# Increasing training dataset for NLP Tasks
##### By Ruben Seoane

**Brief:**
By using NLG solutions (backtranslation, paraphrasing, article spinning) provided for free, we expect to be able to generate additional text snippets from the existing dataset, thus avoiding the need for human labeling and providing the DL model with data that maintains the conceptual relationships between entities but not necessarily the same semantic structure, hypothesizing that this approach will help for a better understanding of relationships, based on higher level meaning and not depending on specific words.


In [None]:
# Import training set and dropping existing duplicates
dataset = pd.read_csv("train.csv")
dataset.drop_duplicates(inplace=True)

In [None]:
#Convert company names into keys
companies = dataset["company1"].append(dataset["company2"]).value_counts().keys()

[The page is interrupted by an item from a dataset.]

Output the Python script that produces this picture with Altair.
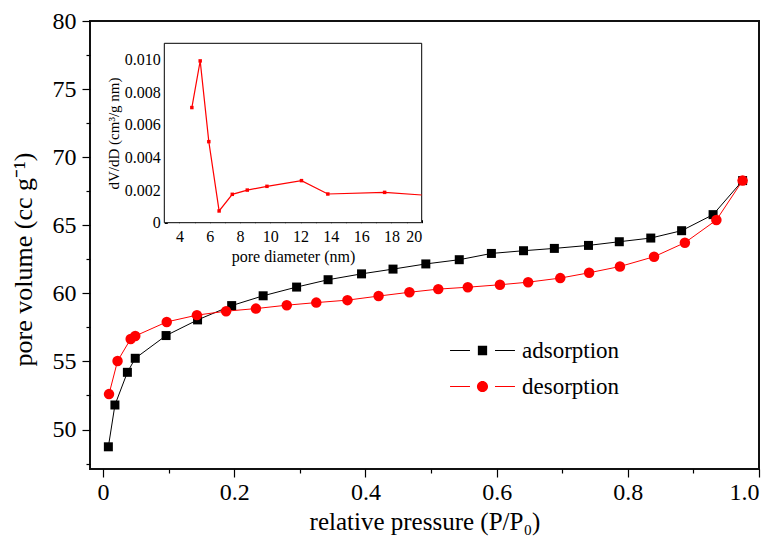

_We observed that the training data contained several instances where different words including company names were concatenated together, so we implemented the following_

In [None]:
#Adding spaces between words and entities
for i in range(dataset.shape[0]):
    current_row = dataset.iloc[i]
    for company in companies:
        current_row["snippet"].replace(company, ' ' + company +' ')

**_Paraphrasing needs only to be applied on the forth column "snippet":_**

In [None]:
#Create new file with ´snippet´ column only
keep_col = ['snippet']
snippet_col = dataset[keep_col]
snippet_col.to_csv('snippet_only_original.csv', header=False, index=False)

_After trying to implement several "article spinning" APIs, and trying to set up a function to perform "backtranslation" (English-->French, French-->English...) to generate semantic variations, I found the service "https://www.prepostseo.com/free-online-article-rewriter" to be an easier approach. However, after testing with increasing text files, the service limit of 10Mb required the modified dataset (17Mb) to be split into two_

In [None]:
#   A- Transforming CSV into a list
with open('snippet_only_original.csv', 'r') as f:
    reader = csv.reader(f)
    snippet_list = list(reader)
    
#   B- Dividing list into two
snippet_l_one = snippet_list[:40000]
snippet_l_two = snippet_list[40000:]

In [None]:
# Export lists as CSV file for rewriting process
df = pd.DataFrame(snippet_l_one, columns=["column"])
df.to_csv('snippet_A.csv', index=False)

df = pd.DataFrame(snippet_l_two, columns=["column"])
df.to_csv('snippet_B.csv', index=False)

_I decided to export the above as CSV instead of directly to .TXT in order to review the results and use Excel to manually export into Tab Delimited file and Unicode text, as differences as delimiters by tab, space or " " were bringing different results from the text spinning tool._

_At this point, the generated .txt files, "TAB_text_snippet_A.txt" and "TAB_text_snippet_A.txt" were sent to the above mentioned site resulting in the navigator (Chrome and Firefox) crashing multiple times. In previous attemps, uploading the first 1000 rows (=1000 sentences or paragraphs) required 100-110 minutes of processing, which means that if the load of this process increases linearly, it could require around 8,800 minutes, or ~147 hours. Given the limited amount of time, and that we haven't been able to access any cloud provider to test if this task could be accelerated, I'll approach this task focusing in the 30% of the dataset that has True "Is Parent" relationships, to level the proportion between negative or neutral text snippets and the ones containing true ownership relationships._